There is a tension that exists in the Church today.  There are those who salivate at the thought of fighting with the predominant culture. Basically, they feel as though if they are offending everybody, then they are a good Christian. Unfortunately, like any group on the fringe, they often become the face of the Church. Their anger and self-righteousness often make it more difficult for the truth of the Gospel to be heard by others.

Unfortunately, an ecclesial response to this fringe group is to go in the absolute other direction. This is where the Church hides the light of the Gospel under a bushel basket.  Instead of joyfully proclaiming the full truth of the Gospel--including those aspects of the Gospel that touch upon sensitive, hot-button issues--the Church hides. To avoid being associated with those who are angry and self-righteous, many in the Church fall silent. They hear the noise of Herod's party--all the laughs and buffoonery--and decide that it would be a real downer to preach the truth. It's too late to do anything about it. Best just to keep quiet and go along with it. After all, do we really want to be known as the people who ruin a good party?  

The bushel basket often takes the form of a language that is so bureaucratic and obfuscated, that if the Gospel is actually contained within it, it is so well-hidden that nobody could ever locate it. It becomes the Gospel of subordinate clauses. Everyone was clear why John the Baptist was in prison. It wasn't ambiguous. The Gospel is not ambiguous. Even when the issues we face are complicated, the beauty of the Gospel is that it is light. It makes things clearer. It doesn't make things less comprehensible. 

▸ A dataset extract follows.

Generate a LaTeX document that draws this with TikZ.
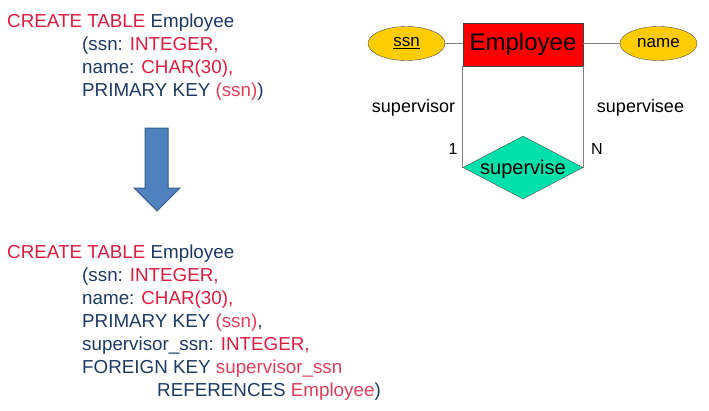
\documentclass[tikz,border=0pt]{standalone}
\usepackage{fontspec}
\setmainfont{Liberation Sans}
\usepackage{tikz}
\usetikzlibrary{shapes.geometric}

\definecolor{sqlred}{RGB}{222,28,64}
\definecolor{sqlpink}{RGB}{226,62,92}
\definecolor{sqlblue}{RGB}{28,58,100}
\definecolor{entred}{RGB}{255,0,0}
\definecolor{attryellow}{RGB}{255,204,0}
\definecolor{relgreen}{RGB}{0,224,170}
\definecolor{arrowfill}{RGB}{79,129,189}
\definecolor{arrowline}{RGB}{56,93,138}

\newcommand{\kw}[1]{\textcolor{sqlblue}{#1}}
\newcommand{\ty}[1]{\textcolor{sqlred}{#1}}
\newcommand{\vl}[1]{\textcolor{sqlpink}{#1}}

\begin{document}
\begin{tikzpicture}[x=1pt,y=-1pt]
        \tikzset{sqlline/.style = {anchor=base west,inner sep=0pt,font=\fontsize{18.8}{22}\selectfont}}
        \tikzset{entity/.style = {shape=rectangle,draw=black!75,fill=entred,minimum width=120pt,minimum height=43pt,inner sep=0pt,font=\fontsize{24}{28}\selectfont}}
        \tikzset{attr/.style = {shape=ellipse,draw=black!70,fill=attryellow,minimum width=77pt,minimum height=34pt,inner sep=0pt,font=\fontsize{17}{20}\selectfont}}
        \tikzset{rel/.style = {shape=diamond,draw=black!70,fill=relgreen,minimum width=120pt,minimum height=63pt,inner sep=0pt}}
        \tikzset{link/.style = {draw=black!50,line width=1.2pt}}
        \tikzset{role/.style = {inner sep=0pt,font=\fontsize{18}{21}\selectfont}}
        \useasboundingbox (0,0) rectangle (709,410);

        % table before
        \node[sqlline] (a1) at (7,27) {\ty{CREATE TABLE} \kw{Employee}};
        \node[sqlline] (a2) at (82,50) {\kw{(ssn:} \ty{INTEGER,}};
        \node[sqlline] (a3) at (82,73) {\kw{name:} \ty{CHAR(30),}};
        \node[sqlline] (a4) at (82,96) {\kw{PRIMARY KEY} \vl{(ssn)}\kw{)}};

        % block arrow
        \draw[fill=arrowfill,draw=arrowline,line width=1pt,line join=miter]
          (145,128) -- (168,128) -- (168,188) -- (180,188) -- (157,211)
          -- (134,188) -- (145,188) -- cycle;

        % table after
        \node[sqlline] (b1) at (7,258) {\ty{CREATE TABLE} \kw{Employee}};
        \node[sqlline] (b2) at (82,281) {\kw{(ssn:} \ty{INTEGER,}};
        \node[sqlline] (b3) at (82,304) {\kw{name:} \ty{CHAR(30),}};
        \node[sqlline] (b4) at (82,327) {\kw{PRIMARY KEY} \vl{(ssn)}\kw{,}};
        \node[sqlline] (b5) at (82,350) {\kw{supervisor\_ssn:} \ty{INTEGER,}};
        \node[sqlline] (b6) at (82,373) {\kw{FOREIGN KEY} \vl{supervisor\_ssn}};
        \node[sqlline] (b7) at (157,396) {\kw{REFERENCES} \vl{Employee}\kw{)}};

        % ER diagram
        \node[entity] (emp) at (523,44.5) {Employee};
        \node[attr] (ssn) at (406.5,43.5) {\underline{ssn}};
        \node[attr] (name) at (658.5,43.5) {name};
        \node[rel] (sup) at (523,167.5) {};
        \node[inner sep=0pt,font=\fontsize{20}{24}\selectfont] (suptxt) at (523,169) {supervise};

        \draw[link] (ssn.east) -- (ssn.east -| emp.west);
        \draw[link] (name.west) -- (name.west -| emp.east);
        \draw[link] (emp.south west) -- (sup.west);
        \draw[link] (emp.south east) -- (sup.east);

        \node[role] (rsup) at (413.5,108) {supervisor};
        \node[role] (rsee) at (640.5,108) {supervisee};
        \node[role,font=\fontsize{16}{19}\selectfont] (one) at (453,149) {1};
        \node[role,font=\fontsize{16}{19}\selectfont] (many) at (597,149) {N};
\end{tikzpicture}
\end{document}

Many in the Church think the only alternative to being vicious and harsh is to be silent or to speak in such an obfuscated manner that nobody will have any idea what you are saying. But, this is not the Christian method. Somehow, Jesus and his first disciples were able to speak clearly and with charity. They were able to speak about sin, marriage, adultery, anger, fornication, the poor, prostitutes, tax collectors, the sick, and so on, with clarity and with interior peace and joy.  Now, to be clear, this doesn't mean that it was always well-received. They suffered and died for what they preached. Following the Master, the disciples appeared to be total failures. This is what disciples do. They follow the Master. The Mystery of Christianity is that we follow Christ--in His apparent failure. We follow Him to the Cross. We actually claim that our only hope is in that Cross. We trust that we who follow Him to the Cross will also share in His Resurrection. 

We who are disciples of Christ are right to avoid being associated with the twisted and angry faces that are so often a caricature of the Christian. That is not the face of Christianity.  We, however, must not allow ourselves to become no face at all. We must avoid the trap of becoming a nebulous and ambiguous conglomeration of meaningless words.  We need to rediscover once again the beauty of the Gospel and allow it's light and its clarity to illuminate the world around us. Those who wear the face of anger and bitterness are not the face of the Church. But, those who wear the face of nothingness are also not the face of the Church. The face of the Church is the face of Jesus Christ. It is a face that speaks the truth in love. It is a face that was rejected and which is still rejected today. But, when we allow this face to become our face; when we allow ourselves to be faithful to Christ and His Gospel and to suffer rejection, it is then that the Gospel is most eloquently preached and most likely to be received. We must place our faith in the Gospel. It is light and this light enlightens and warms.

The true disciple has a face. It is the face of the Master.